Freedom!  :) That one word encapsulates my experience.

Much like others have said its just the ability to be myself. Just simple things.

I can talk with my hands without feeling judged. I naturally use hand motions a lot when talking. I have had to train myself over the years to keep my hands at my sides or in my pockets because yes I have had guys look at me funny when I talk with my hands.
I can let my emotions flow. It's tiring surpressing my feelings. Being the stoic man character is depressing. I actually feel happiness now.
Connected to the last two is letting my emotions be expressed in my speech. It really makes communication more fun. I can also get involved in conversations that have real meaning to me. For instance chatting with a few of the moms from my kids school about our kids. These kinds of interactions leave me feeling good.

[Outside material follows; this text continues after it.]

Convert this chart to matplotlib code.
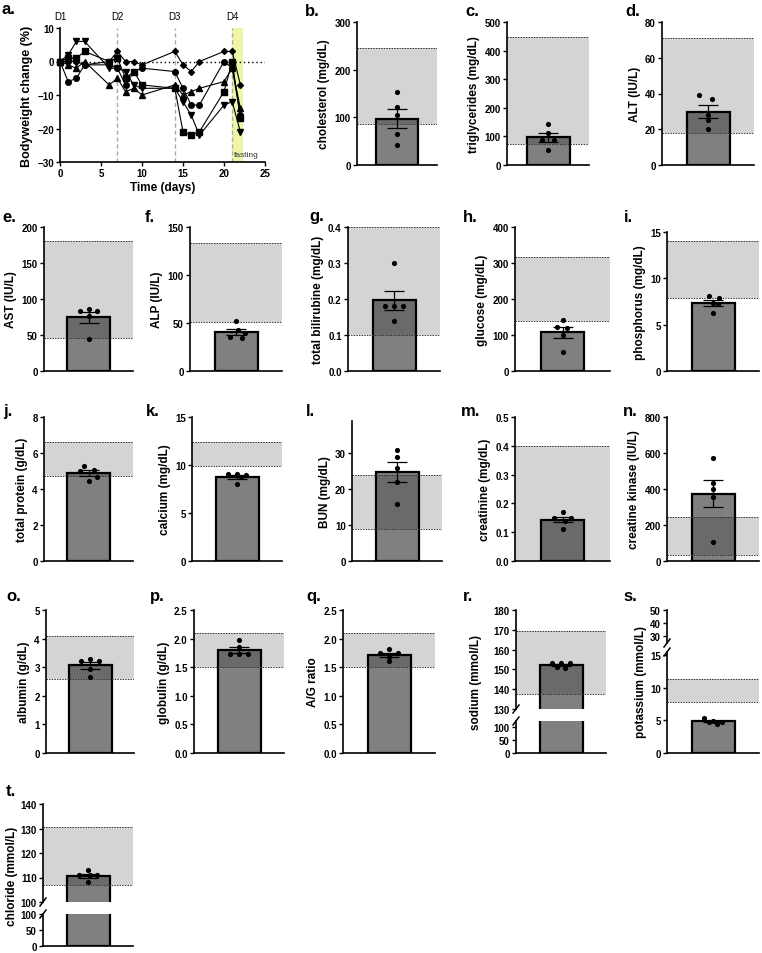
import numpy as np
import matplotlib
matplotlib.use("Agg")
import matplotlib.pyplot as plt

plt.rcParams['font.family'] = ['Liberation Sans', 'DejaVu Sans']

W, H = 762, 954

# bodyweight change (%) per mouse
days = [0, 1, 2, 3, 6, 7, 8, 9, 10, 14, 15, 16, 17, 20, 21, 22]
mouseCircle = [0, -6, -5, -1, -1, -2, -7, -3, -2, -3, -8, -13, -13, 0, -2, -16]
mouseSquare = [0, 1, 1, 3, 0, 1, -5, -3, -7, -8, -21, -22, -21, -9, 0, -17]
mouseUp = [0, -1, -2, 0, -7, -5, -9, -8, -10, -7, -10, -9, -8, -6, -2, -14]
mouseDown = [0, 2, 6, 6, -2, -2, -3, -7, -8, -8, -12, -16, -22, -13, -12, -21]
mouseDiamond = [0, 0, 0, -1, 0, 3, 0, 0, -1, 3, -1, -3, 0, 3, 3, -7]
doseDays = [0, 7, 14, 21]
doseLabels = ['D1', 'D2', 'D3', 'D4']
fastingDays = (21, 22.3)

# blood chemistry, one value per mouse, and reference range
cholesterol = [153, 122, 105, 64, 42]
cholesterolRef = (85, 245)
triglycerides = [143, 112, 88, 86, 52]
triglyceridesRef = (75, 449)
alt = [39, 37, 28, 25, 20]
altRef = (18, 71)
ast = [84, 86, 83, 76, 45]
astRef = (46, 181)
alp = [52, 43, 40, 35, 34]
alpRef = (51, 133)
bilirubine = [0.30, 0.18, 0.18, 0.18, 0.14]
bilirubineRef = (0.1, 0.4)
glucose = [142, 121, 119, 100, 53]
glucoseRef = (138, 318)
phosphorus = [8.1, 7.9, 7.3, 7.2, 6.3]
phosphorusRef = (7.9, 14.0)
protein = [5.3, 5.07, 5.0, 4.65, 4.45]
proteinRef = (4.7, 6.6)
calcium = [9.1, 9.1, 9.0, 8.7, 8.0]
calciumRef = (9.9, 12.4)
bun = [31, 29, 26, 22, 16]
bunRef = (9, 24)
creatinine = [0.17, 0.15, 0.15, 0.14, 0.11]
creatinineRef = (0.0, 0.4)
kinase = [570, 435, 400, 357, 108]
kinaseRef = (35, 245)
albumin = [3.3, 3.22, 3.2, 2.95, 2.65]
albuminRef = (2.6, 4.1)
globulin = [1.98, 1.86, 1.73, 1.73, 1.73]
globulinRef = (1.5, 2.1)
agRatio = [1.82, 1.75, 1.74, 1.67, 1.6]
agRatioRef = (1.5, 2.1)
sodium = [153, 153, 153, 151, 150.5]
sodiumRef = (137.6, 169.2)
potassium = [5.3, 4.9, 4.8, 4.7, 4.5]
potassiumRef = (7.9, 11.4)
chloride = [113, 111, 111, 111, 108]
chlorideRef = (106.8, 130.8)

fig = plt.figure(figsize=(W / 100, H / 100), dpi=100)

TICK = 7
LABEL = 8.5


def box(left, top, width, height):
    return [left / W, 1 - (top + height) / H, width / W, height / H]


def styleAxis(ax, bottom=True):
    ax.spines['top'].set_visible(False)
    ax.spines['right'].set_visible(False)
    ax.spines['left'].set_linewidth(1.2)
    ax.spines['bottom'].set_linewidth(1.2)
    if not bottom:
        ax.spines['bottom'].set_visible(False)
    ax.tick_params(axis='both', length=3, width=1, labelsize=TICK, pad=1.5)
    for lab in ax.get_yticklabels() + ax.get_xticklabels():
        lab.set_fontweight('bold')


def letter(x, y, s):
    fig.text(x / W, 1 - y / H, s, fontsize=12, fontweight='bold', va='center', ha='left')


def drawBar(ax, values, ref, widthPx, offsets, showPoints=True, showRef=True):
    mean = np.mean(values)
    sem = np.std(values, ddof=1) / np.sqrt(len(values))
    ax.bar(0, mean, width=1, color='#808080', edgecolor='black', linewidth=1.6, zorder=1)
    if showRef:
        ax.axhspan(ref[0], ref[1], color='black', alpha=0.17, lw=0, zorder=2)
        for r in ref:
            ax.axhline(r, color='#333333', ls=(0, (1.5, 1.2)), lw=0.7, zorder=2)
    if showPoints:
        ax.errorbar(0, mean, yerr=sem, color='black', capsize=7, lw=0.9, capthick=0.9, zorder=3)
        ax.scatter(offsets, values, s=14, color='black', zorder=4, linewidths=0, clip_on=False)
    half = widthPx / 86
    ax.set_xlim(-half, half)
    ax.set_xticks([])


def breakMark(ax, y, wpx, hpx):
    dx, dy = 3 / wpx, 4 / hpx
    ax.plot([-dx, dx], [y - dy, y + dy], transform=ax.transAxes, color='black', lw=1.1, clip_on=False)


# panel a: bodyweight
ax = fig.add_axes(box(60, 29, 205, 134))
ax.axvspan(fastingDays[0], fastingDays[1], color='#eef5a4', lw=0, zorder=0)
for d in doseDays[1:]:
    ax.axvline(d, color='#aaaaaa', ls=(0, (3, 2)), lw=1, zorder=1)
ax.axhline(0, color='black', ls=(0, (1, 2)), lw=1, zorder=1)
for series, m in [(mouseCircle, 'o'), (mouseSquare, 's'), (mouseUp, '^'),
                  (mouseDown, 'v'), (mouseDiamond, 'D')]:
    ax.plot(days, series, color='black', lw=0.8, marker=m,
            markersize=3 if m == 'D' else 4, zorder=3, clip_on=False)
for d, s in zip(doseDays, doseLabels):
    ax.text(d, 13.6, s, fontsize=7, ha='center', va='center')
ax.text(21.2, -27.8, 'fasting', fontsize=6, color='#333333', va='center')
ax.set_xlim(0, 25)
ax.set_ylim(-30, 10)
ax.set_xticks(range(0, 26, 5))
ax.set_yticks(range(-30, 11, 10))
ax.set_xlabel('Time (days)', fontsize=LABEL, fontweight='bold', labelpad=2)
ax.set_ylabel('Bodyweight change (%)', fontsize=LABEL + 0.5, fontweight='bold', labelpad=3)
styleAxis(ax)
letter(2, 10, 'a.')

# simple bar panels: box, data, range, ylim, ticks, label, letter, letter pos, dot x offsets
panels = [
    ((357, 23, 80, 143), cholesterol, cholesterolRef, (0, 300), np.arange(0, 301, 100), 'cholesterol (mg/dL)', 'b.', (305, 11), [0, 0, 0, 0, 0]),
    ((507, 23, 82, 143), triglycerides, triglyceridesRef, (0, 500), np.arange(0, 501, 100), 'triglycerides (mg/dL)', 'c.', (465, 11), [0, 0, -0.15, 0.15, 0]),
    ((662, 23, 92, 143), alt, altRef, (0, 80), np.arange(0, 81, 20), 'ALT (IU/L)', 'd.', (625, 11), [-0.2, 0.1, 0, 0, 0]),
    ((44, 228, 89, 144), ast, astRef, (0, 200), np.arange(0, 201, 50), 'AST (IU/L)', 'e.', (2, 217), [-0.2, 0, 0.2, 0, 0]),
    ((190, 228, 92, 144), alp, alpRef, (0, 150), np.arange(0, 151, 50), 'ALP (IU/L)', 'f.', (145, 217), [0, 0.05, 0.2, -0.15, 0.15]),
    ((348, 228, 92, 144), bilirubine, bilirubineRef, (0, 0.4), np.arange(0, 0.41, 0.1), 'total bilirubine (mg/dL)', 'g.', (309, 217), [0, -0.2, 0, 0.2, 0]),
    ((515, 228, 95, 144), glucose, glucoseRef, (0, 400), np.arange(0, 401, 100), 'glucose (mg/dL)', 'h.', (463, 217), [0, -0.12, 0.1, 0.02, 0]),
    ((667, 233, 92, 139), phosphorus, phosphorusRef, (0, 15), np.arange(0, 16, 5), 'phosphorus (mg/dL)', 'i.', (624, 217), [-0.1, 0.15, 0, 0.12, 0]),
    ((44, 418, 89, 144), protein, proteinRef, (0, 8), np.arange(0, 9, 2), 'total protein (g/dL)', 'j.', (3, 412), [-0.1, 0.12, -0.2, 0.2, 0]),
    ((192, 418, 90, 144), calcium, calciumRef, (0, 15), np.arange(0, 16, 5), 'calcium (mg/dL)', 'k.', (146, 412), [-0.2, 0, 0.2, 0.1, 0]),
    ((352, 422, 90, 140), bun, bunRef, (0, 39), np.arange(0, 31, 10), 'BUN (mg/dL)', 'l.', (306, 412), [0, 0, 0, 0, 0]),
    ((515, 418, 95, 144), creatinine, creatinineRef, (0, 0.5), np.arange(0, 0.51, 0.1), 'creatinine (mg/dL)', 'm.', (461, 412), [0, -0.2, 0.2, 0.05, 0]),
    ((667, 418, 92, 144), kinase, kinaseRef, (0, 800), np.arange(0, 801, 200), 'creatine kinase (IU/L)', 'n.', (623, 412), [0, 0, 0, 0, 0]),
    ((46, 611, 88, 143), albumin, albuminRef, (0, 5), np.arange(0, 6, 1), 'albumin (g/dL)', 'o.', (6, 597), [0, -0.2, 0.2, 0, 0]),
    ((194, 611, 90, 143), globulin, globulinRef, (0, 2.5), np.arange(0, 2.51, 0.5), 'globulin (g/dL)', 'p.', (150, 597), [0, 0, -0.2, 0, 0.2]),
    ((343, 611, 92, 143), agRatio, agRatioRef, (0, 2.5), np.arange(0, 2.51, 0.5), 'A/G ratio', 'q.', (306, 597), [0, -0.2, 0.2, 0, 0]),
]

for rect, values, ref, ylim, ticks, label, let, pos, offsets in panels:
    ax = fig.add_axes(box(*rect))
    drawBar(ax, values, ref, rect[2], offsets)
    ax.set_ylim(*ylim)
    ax.set_yticks(ticks)
    ax.set_ylabel(label, fontsize=LABEL, fontweight='bold', labelpad=3)
    styleAxis(ax)
    letter(pos[0], pos[1], let)

# broken axes panels: r, s, t
brokenPanels = [
    ((516, 90), [(611, 99, (130, 180), np.arange(130, 181, 10), True),
                 (722, 32, (0, 125), [0, 50, 100], False)],
     sodium, sodiumRef, 'sodium (mmol/L)', 476, 'r.', (463, 597), [-0.22, 0, 0.22, -0.1, 0.1]),
    ((667, 92), [(611, 33, (25, 50), [30, 40, 50], None),
                 (653, 101, (0, 15.5), np.arange(0, 16, 5), True)],
     potassium, potassiumRef, 'potassium (mmol/L)', 641, 's.', (623, 597), [-0.2, 0, 0.2, -0.1, 0.1]),
    ((43, 90), [(805, 98, (100, 140), np.arange(100, 141, 10), True),
                (915, 32, (0, 100), [0, 50, 100], False)],
     chloride, chlorideRef, 'chloride (mmol/L)', 12, 't.', (6, 792), [0, -0.2, 0.05, 0.2, 0]),
]

for (left, width), segs, values, ref, label, labelX, let, pos, offsets in brokenPanels:
    for i, (top, height, ylim, ticks, main) in enumerate(segs):
        ax = fig.add_axes(box(left, top, width, height))
        if main is None:
            ax.set_xlim(-width / 86, width / 86)
            ax.set_xticks([])
        else:
            drawBar(ax, values, ref, width, offsets, showPoints=main, showRef=main)
        ax.set_ylim(*ylim)
        ax.set_yticks(ticks)
        last = i == len(segs) - 1
        styleAxis(ax, bottom=last)
        if not last:
            breakMark(ax, 0, width, height)
        if i > 0:
            breakMark(ax, 1, width, height)
    segTop = segs[0][0]
    segBottom = segs[-1][0] + segs[-1][1]
    fig.text(labelX / W, 1 - (segTop + segBottom) / 2 / H, label, rotation=90,
             fontsize=LABEL, fontweight='bold', ha='center', va='center')
    letter(pos[0], pos[1], let)

fig.savefig('out.png', dpi=100, facecolor='white')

Just feeling like I'm close to being what has been in my head my whole life. Not pretending, not needing to calculate if a particular movement will appear feminine to others, not hiding all the time, just living. ;D


Jentay, I agree that there is no logic to it. After all logically why would someone put themselves through all the social upheaval? I've tried to explain the feeling of needing the change to happen and why it feels so important to be started as quickly as possible. I have found no logic just that I need it to happen. For me that's enough. For others, that's just going to have to do as I have no other answer.
04/26/2018 bi-lateral orchiectomy

A lifetime of depression and repressed emotions is nothing more than existence. I for one want to live now not just exist!